Tell me how many lines hold "React", please, using only the number.

* begin GIVEN DATA *

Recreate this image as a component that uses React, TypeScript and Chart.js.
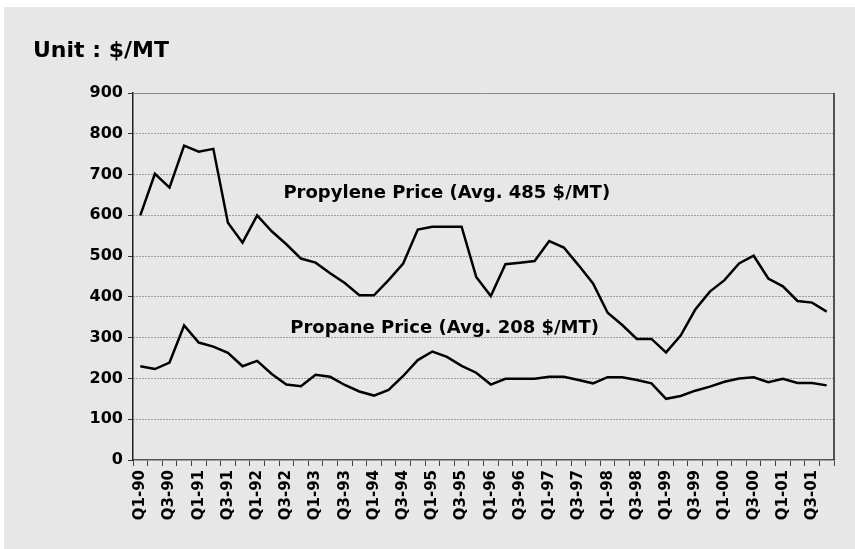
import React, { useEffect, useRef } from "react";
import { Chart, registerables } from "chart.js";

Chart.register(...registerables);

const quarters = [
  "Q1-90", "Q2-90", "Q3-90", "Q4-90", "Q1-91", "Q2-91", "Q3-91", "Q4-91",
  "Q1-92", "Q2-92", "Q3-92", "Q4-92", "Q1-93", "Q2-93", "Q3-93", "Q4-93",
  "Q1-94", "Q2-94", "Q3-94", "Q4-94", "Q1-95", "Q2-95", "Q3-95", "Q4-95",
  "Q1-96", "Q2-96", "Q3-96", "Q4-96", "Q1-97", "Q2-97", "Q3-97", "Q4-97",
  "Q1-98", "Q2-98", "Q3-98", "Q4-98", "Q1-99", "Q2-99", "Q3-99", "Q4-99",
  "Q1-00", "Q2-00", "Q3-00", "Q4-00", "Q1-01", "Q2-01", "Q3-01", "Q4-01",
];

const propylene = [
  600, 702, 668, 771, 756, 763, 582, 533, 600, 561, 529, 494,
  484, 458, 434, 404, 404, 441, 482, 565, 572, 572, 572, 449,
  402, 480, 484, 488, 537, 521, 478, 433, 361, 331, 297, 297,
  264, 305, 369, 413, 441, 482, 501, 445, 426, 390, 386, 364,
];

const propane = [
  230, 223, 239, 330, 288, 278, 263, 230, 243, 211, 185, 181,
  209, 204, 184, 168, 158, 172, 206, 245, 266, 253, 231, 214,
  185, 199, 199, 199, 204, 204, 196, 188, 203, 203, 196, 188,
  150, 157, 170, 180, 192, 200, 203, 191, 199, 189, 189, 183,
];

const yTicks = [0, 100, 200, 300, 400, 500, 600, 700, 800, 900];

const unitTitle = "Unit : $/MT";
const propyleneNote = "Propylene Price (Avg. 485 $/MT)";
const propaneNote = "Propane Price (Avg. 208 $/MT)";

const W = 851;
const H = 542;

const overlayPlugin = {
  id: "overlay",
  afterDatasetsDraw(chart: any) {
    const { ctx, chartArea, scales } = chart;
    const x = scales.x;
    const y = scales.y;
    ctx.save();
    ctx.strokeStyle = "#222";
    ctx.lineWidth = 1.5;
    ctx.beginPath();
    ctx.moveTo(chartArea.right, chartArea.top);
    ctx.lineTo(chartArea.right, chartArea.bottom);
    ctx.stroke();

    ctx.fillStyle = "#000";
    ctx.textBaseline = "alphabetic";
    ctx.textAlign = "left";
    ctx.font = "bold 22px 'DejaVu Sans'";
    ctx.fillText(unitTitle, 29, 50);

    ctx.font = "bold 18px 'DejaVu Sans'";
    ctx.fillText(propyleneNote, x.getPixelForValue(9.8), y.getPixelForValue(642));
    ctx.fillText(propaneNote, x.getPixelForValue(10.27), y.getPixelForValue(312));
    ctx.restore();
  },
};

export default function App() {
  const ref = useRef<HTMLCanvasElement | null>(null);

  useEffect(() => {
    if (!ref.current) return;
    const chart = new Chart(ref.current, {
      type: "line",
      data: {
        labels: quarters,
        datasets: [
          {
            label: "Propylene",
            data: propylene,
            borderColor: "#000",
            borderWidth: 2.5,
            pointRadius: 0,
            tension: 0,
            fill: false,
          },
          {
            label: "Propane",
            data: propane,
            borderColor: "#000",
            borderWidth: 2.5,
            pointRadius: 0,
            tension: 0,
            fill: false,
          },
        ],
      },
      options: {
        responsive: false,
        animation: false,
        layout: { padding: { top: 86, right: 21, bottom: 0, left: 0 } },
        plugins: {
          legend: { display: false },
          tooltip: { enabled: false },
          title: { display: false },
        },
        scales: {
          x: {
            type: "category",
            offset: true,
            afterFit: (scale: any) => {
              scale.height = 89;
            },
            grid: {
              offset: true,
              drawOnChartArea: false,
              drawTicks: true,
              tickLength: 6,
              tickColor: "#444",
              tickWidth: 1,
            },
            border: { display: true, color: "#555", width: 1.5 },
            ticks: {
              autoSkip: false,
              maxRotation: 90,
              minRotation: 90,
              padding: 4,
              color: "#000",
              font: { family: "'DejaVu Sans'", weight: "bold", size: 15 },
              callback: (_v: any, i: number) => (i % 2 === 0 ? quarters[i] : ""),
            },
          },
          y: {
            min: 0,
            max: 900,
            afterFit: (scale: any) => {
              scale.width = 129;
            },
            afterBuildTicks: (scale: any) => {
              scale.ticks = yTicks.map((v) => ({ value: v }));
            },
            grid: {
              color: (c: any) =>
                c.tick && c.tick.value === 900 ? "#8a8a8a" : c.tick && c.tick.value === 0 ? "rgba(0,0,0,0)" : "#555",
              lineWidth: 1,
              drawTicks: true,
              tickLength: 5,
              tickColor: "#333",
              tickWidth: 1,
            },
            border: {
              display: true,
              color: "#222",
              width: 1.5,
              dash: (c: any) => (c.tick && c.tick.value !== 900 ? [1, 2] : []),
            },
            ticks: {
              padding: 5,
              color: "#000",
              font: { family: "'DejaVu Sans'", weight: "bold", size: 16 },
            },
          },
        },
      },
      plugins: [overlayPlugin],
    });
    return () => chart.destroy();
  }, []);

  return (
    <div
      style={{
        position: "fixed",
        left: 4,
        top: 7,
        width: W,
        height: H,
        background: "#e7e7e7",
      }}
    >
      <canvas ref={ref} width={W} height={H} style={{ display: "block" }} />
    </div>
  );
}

* end GIVEN DATA *
* begin GIVEN DATA *

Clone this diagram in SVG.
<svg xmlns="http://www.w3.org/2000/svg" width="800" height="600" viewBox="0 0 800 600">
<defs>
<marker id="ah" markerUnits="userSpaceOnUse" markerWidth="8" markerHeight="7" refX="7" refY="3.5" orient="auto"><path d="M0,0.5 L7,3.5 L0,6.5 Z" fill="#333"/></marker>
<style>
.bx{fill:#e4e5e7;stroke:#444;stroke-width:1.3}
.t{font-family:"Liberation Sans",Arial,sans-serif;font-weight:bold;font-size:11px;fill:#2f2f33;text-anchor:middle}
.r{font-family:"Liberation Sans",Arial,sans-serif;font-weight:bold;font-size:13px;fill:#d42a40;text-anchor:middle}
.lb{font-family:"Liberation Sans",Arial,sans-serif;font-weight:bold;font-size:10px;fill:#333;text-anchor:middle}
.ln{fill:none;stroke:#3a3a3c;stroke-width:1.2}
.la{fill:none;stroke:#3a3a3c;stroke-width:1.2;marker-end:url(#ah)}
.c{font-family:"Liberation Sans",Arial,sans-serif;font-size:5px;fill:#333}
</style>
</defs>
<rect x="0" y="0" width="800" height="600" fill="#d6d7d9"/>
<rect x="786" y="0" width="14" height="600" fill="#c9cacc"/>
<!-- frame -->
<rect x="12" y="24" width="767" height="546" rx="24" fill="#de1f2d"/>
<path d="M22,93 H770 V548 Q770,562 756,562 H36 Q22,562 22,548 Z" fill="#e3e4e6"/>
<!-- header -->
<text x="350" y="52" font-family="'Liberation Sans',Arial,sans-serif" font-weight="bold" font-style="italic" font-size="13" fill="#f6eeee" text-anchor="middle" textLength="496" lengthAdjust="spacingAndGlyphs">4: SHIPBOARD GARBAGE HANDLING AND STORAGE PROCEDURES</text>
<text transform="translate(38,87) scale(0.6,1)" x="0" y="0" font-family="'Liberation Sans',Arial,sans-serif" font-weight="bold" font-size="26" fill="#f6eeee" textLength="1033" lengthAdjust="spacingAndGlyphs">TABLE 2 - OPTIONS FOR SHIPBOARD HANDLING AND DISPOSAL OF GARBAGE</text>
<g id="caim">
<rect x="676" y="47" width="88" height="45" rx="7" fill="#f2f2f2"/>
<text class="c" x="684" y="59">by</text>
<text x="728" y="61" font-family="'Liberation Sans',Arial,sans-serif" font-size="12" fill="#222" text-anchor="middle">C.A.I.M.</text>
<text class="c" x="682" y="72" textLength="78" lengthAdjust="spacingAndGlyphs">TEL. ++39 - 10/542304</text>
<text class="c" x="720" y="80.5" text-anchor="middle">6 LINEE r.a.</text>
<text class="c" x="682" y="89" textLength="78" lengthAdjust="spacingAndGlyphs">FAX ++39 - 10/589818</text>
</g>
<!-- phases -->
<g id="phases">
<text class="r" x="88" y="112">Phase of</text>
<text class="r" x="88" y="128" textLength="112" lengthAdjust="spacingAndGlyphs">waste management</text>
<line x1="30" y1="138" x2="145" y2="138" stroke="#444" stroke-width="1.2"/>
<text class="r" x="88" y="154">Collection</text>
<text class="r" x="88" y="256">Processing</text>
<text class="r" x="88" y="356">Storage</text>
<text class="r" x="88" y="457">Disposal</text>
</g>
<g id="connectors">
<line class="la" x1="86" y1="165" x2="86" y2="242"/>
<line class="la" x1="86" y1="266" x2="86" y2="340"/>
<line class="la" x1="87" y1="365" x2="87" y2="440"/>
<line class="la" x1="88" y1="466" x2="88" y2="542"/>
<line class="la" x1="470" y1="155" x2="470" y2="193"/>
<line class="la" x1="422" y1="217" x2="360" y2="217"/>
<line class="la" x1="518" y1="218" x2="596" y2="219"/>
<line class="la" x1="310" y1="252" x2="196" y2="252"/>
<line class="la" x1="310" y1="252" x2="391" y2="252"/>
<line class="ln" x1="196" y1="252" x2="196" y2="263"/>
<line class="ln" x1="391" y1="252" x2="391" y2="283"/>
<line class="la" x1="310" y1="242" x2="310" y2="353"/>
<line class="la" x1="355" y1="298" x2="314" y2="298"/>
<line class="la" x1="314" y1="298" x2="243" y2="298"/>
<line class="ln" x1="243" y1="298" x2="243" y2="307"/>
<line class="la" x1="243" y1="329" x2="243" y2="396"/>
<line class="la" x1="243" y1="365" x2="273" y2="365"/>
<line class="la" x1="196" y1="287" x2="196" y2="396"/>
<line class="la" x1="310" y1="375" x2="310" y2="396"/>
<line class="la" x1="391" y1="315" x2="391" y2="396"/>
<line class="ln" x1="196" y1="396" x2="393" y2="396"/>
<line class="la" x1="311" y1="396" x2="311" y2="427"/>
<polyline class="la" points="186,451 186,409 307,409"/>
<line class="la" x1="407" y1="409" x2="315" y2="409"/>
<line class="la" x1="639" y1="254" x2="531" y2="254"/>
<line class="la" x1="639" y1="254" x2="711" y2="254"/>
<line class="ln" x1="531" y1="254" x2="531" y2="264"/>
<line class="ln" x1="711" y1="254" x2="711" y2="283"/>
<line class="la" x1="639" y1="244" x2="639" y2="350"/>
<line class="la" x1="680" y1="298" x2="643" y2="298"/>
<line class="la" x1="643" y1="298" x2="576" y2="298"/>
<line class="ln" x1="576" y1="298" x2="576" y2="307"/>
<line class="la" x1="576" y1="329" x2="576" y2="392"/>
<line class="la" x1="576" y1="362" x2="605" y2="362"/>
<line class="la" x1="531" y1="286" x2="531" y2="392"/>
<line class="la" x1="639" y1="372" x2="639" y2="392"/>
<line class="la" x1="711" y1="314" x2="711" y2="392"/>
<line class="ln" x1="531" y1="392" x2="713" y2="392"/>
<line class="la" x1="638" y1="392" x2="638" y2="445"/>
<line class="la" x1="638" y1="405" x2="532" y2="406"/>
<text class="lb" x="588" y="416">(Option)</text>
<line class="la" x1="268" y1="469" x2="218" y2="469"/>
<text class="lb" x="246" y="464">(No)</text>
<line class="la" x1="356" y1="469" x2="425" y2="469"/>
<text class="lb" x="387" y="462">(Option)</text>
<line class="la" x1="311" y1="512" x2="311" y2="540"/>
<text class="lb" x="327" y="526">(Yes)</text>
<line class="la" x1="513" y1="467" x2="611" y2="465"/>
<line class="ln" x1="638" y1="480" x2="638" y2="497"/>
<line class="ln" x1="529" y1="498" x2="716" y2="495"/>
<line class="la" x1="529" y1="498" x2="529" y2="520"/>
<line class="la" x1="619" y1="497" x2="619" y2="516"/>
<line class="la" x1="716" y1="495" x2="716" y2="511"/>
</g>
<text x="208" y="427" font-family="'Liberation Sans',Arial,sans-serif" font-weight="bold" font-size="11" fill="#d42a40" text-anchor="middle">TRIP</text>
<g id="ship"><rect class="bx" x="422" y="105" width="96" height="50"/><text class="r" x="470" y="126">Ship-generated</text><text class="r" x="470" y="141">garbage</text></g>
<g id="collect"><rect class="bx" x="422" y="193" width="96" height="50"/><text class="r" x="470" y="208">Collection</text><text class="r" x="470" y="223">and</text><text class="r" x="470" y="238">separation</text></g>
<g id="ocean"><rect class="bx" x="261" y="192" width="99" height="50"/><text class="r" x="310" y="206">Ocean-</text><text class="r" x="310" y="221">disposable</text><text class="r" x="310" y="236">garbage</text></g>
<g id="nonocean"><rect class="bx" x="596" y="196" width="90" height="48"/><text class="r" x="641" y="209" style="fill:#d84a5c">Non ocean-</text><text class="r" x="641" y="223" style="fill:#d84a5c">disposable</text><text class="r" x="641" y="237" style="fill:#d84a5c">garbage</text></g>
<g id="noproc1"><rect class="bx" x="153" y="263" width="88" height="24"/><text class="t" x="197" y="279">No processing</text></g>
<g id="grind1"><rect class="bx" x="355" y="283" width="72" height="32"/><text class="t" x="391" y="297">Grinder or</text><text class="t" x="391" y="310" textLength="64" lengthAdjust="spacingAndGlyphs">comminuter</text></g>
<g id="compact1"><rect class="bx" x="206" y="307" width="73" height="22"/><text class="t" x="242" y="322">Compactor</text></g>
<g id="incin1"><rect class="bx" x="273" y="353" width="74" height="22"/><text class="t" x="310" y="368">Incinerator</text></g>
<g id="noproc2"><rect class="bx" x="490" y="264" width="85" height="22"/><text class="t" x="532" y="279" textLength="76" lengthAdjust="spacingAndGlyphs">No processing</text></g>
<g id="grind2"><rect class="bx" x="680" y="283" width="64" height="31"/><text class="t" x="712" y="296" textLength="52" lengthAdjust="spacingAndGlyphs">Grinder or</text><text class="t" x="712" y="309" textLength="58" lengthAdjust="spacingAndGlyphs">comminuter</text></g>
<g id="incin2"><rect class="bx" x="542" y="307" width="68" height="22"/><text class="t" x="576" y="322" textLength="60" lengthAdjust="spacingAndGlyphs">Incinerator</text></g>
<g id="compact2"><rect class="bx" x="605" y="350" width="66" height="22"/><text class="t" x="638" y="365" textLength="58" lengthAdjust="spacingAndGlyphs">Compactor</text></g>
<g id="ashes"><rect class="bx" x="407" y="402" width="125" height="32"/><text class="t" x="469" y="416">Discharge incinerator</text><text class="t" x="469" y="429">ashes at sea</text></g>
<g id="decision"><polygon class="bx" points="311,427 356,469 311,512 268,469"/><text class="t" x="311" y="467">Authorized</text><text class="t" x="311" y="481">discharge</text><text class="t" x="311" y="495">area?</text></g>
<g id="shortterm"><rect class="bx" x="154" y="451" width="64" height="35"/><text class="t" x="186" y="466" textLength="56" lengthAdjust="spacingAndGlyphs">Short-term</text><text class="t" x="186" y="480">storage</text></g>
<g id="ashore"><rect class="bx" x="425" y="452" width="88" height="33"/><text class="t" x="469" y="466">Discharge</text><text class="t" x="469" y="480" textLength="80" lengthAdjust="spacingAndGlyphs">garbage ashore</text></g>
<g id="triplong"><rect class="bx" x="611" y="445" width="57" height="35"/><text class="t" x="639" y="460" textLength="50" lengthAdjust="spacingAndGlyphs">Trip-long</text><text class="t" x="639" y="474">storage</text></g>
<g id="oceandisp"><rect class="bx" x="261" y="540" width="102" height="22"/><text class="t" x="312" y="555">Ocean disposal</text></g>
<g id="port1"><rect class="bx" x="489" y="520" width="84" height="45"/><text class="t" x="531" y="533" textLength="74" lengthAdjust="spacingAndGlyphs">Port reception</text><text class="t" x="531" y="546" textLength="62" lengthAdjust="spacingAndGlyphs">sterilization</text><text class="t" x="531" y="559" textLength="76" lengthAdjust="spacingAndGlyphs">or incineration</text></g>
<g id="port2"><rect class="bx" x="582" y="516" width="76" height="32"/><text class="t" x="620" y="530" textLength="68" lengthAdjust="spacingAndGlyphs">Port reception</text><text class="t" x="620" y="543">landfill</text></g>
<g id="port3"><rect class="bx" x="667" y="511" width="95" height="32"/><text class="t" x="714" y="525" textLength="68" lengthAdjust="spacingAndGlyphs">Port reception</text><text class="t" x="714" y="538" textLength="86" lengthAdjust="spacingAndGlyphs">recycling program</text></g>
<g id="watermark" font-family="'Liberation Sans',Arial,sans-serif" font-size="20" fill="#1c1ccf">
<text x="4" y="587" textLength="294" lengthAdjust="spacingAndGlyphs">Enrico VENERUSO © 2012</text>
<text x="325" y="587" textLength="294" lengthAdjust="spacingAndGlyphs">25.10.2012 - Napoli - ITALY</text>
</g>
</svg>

* end GIVEN DATA *

CORRECT RESPONSE | 2